■ Objective ■
Once the pictures are set aside, transcribe the remaining data exactly.

● ● ● ●

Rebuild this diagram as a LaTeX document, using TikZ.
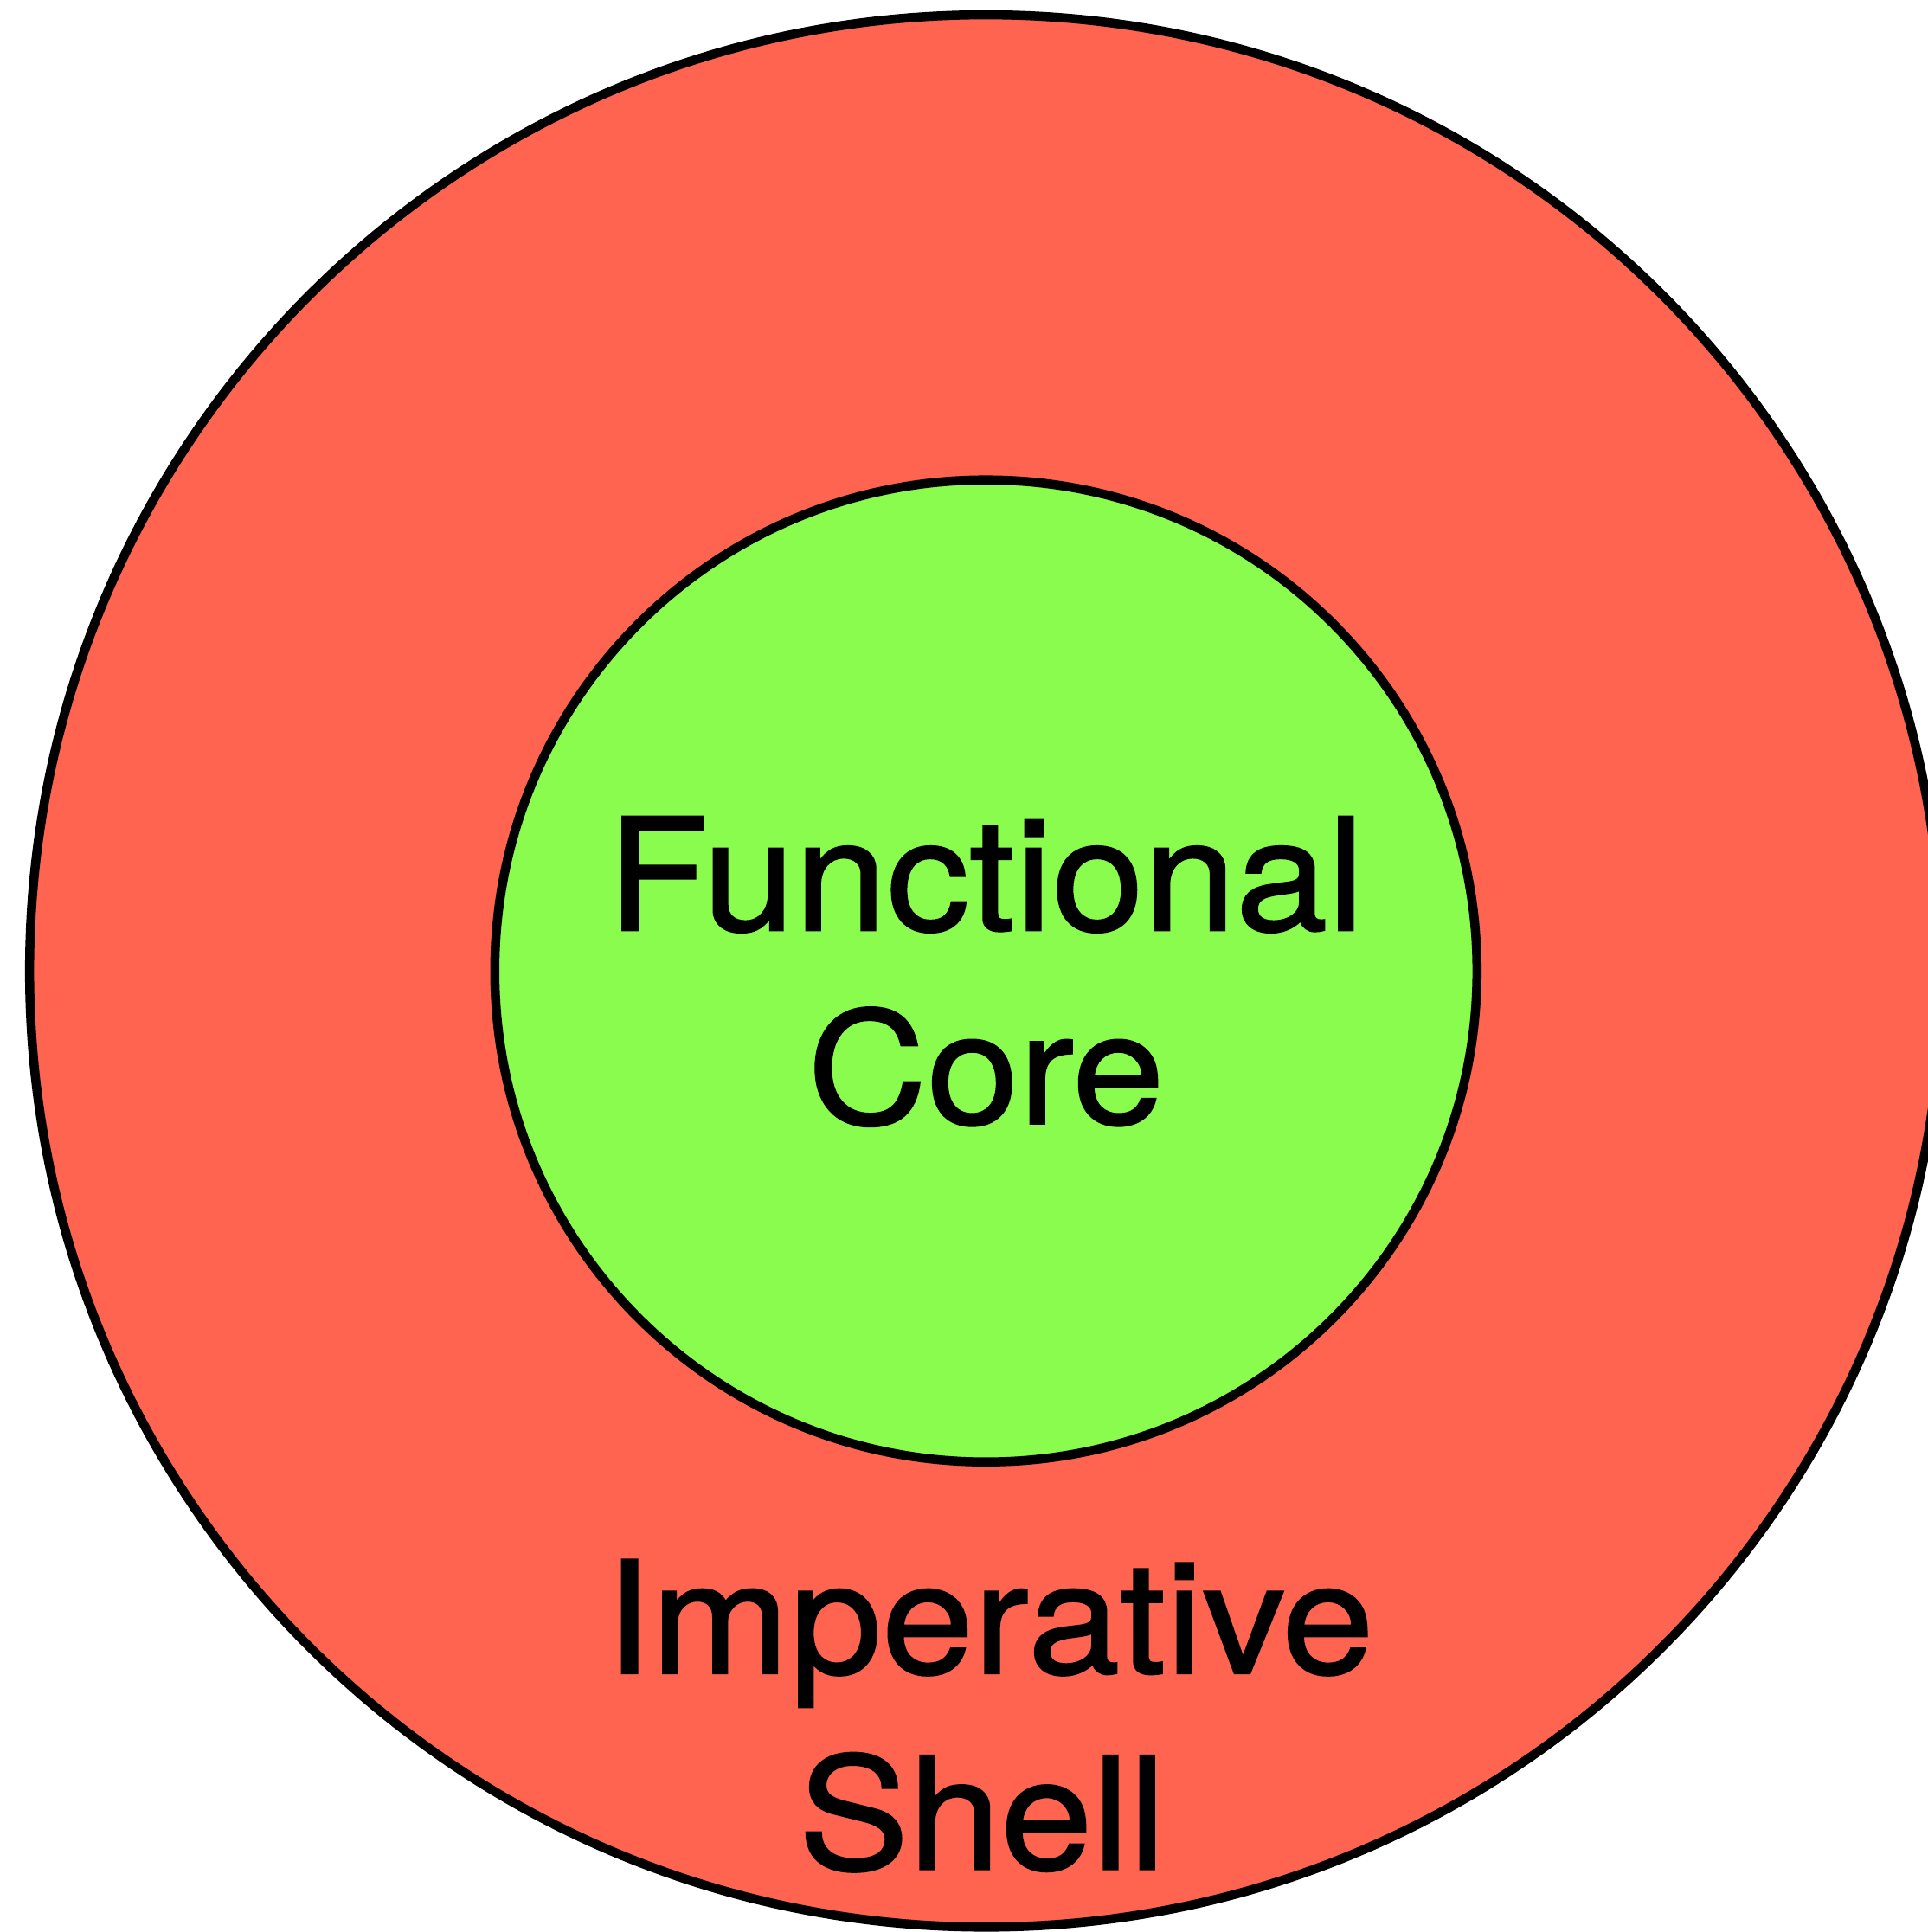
\documentclass[tikz,border=0pt]{standalone}
\usepackage{fontspec}
\setmainfont{TeX Gyre Heros}[FakeBold=1.3, FakeStretch=1.06]
\usetikzlibrary{positioning}
\definecolor{border}{HTML}{000000}
\definecolor{shellFill}{HTML}{FF6450}
\definecolor{coreFill}{HTML}{8AFC4E}
\tikzset{
  ring/.style={
    circle, draw=border, line width=2.1pt, inner sep=0pt,
  },
  shellring/.style={ring, fill=shellFill, minimum size=15.52cm},
  corering/.style={ring, fill=coreFill, minimum size=7.97cm},
  word/.style={font=\fontsize{36}{45}\selectfont, anchor=base, text=black, inner sep=0pt},
}

\begin{document}
\begin{tikzpicture}

  \useasboundingbox (0, 0) rectangle (15.64, -15.68);

  % Rings
  \node[shellring] (shell) at (8.00, -7.88) {};
  \node[corering] (core) at (8.00, -7.88) {};

  % Labels
  \node[word] (coreA) at (8.00, -7.55) {Functional};
  \node[word] (coreB) at (8.00, -9.12) {Core};
  \node[word] (shellA) at (8.03, -13.58) {Imperative};
  \node[word] (shellB) at (7.97, -15.17) {Shell};

\end{tikzpicture}
\end{document}
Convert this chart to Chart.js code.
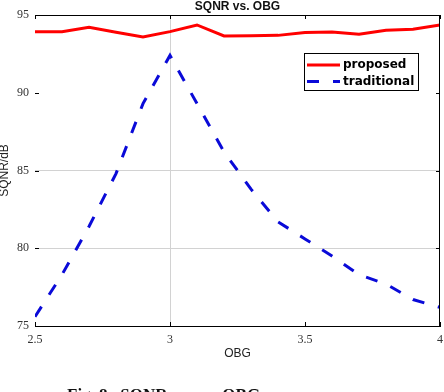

● ● ● ●

■ Answer in full ■
Rebuild this diagram as a LaTeX document, using TikZ.
\documentclass[tikz,border=0pt]{standalone}
\usepackage{fontspec}
\setmainfont{TeX Gyre Heros}[FakeBold=1.3, FakeStretch=1.06]
\usetikzlibrary{positioning}
\definecolor{border}{HTML}{000000}
\definecolor{shellFill}{HTML}{FF6450}
\definecolor{coreFill}{HTML}{8AFC4E}
\tikzset{
  ring/.style={
    circle, draw=border, line width=2.1pt, inner sep=0pt,
  },
  shellring/.style={ring, fill=shellFill, minimum size=15.52cm},
  corering/.style={ring, fill=coreFill, minimum size=7.97cm},
  word/.style={font=\fontsize{36}{45}\selectfont, anchor=base, text=black, inner sep=0pt},
}

\begin{document}
\begin{tikzpicture}

  \useasboundingbox (0, 0) rectangle (15.64, -15.68);

  % Rings
  \node[shellring] (shell) at (8.00, -7.88) {};
  \node[corering] (core) at (8.00, -7.88) {};

  % Labels
  \node[word] (coreA) at (8.00, -7.55) {Functional};
  \node[word] (coreB) at (8.00, -9.12) {Core};
  \node[word] (shellA) at (8.03, -13.58) {Imperative};
  \node[word] (shellB) at (7.97, -15.17) {Shell};

\end{tikzpicture}
\end{document}
Convert this chart to Chart.js code.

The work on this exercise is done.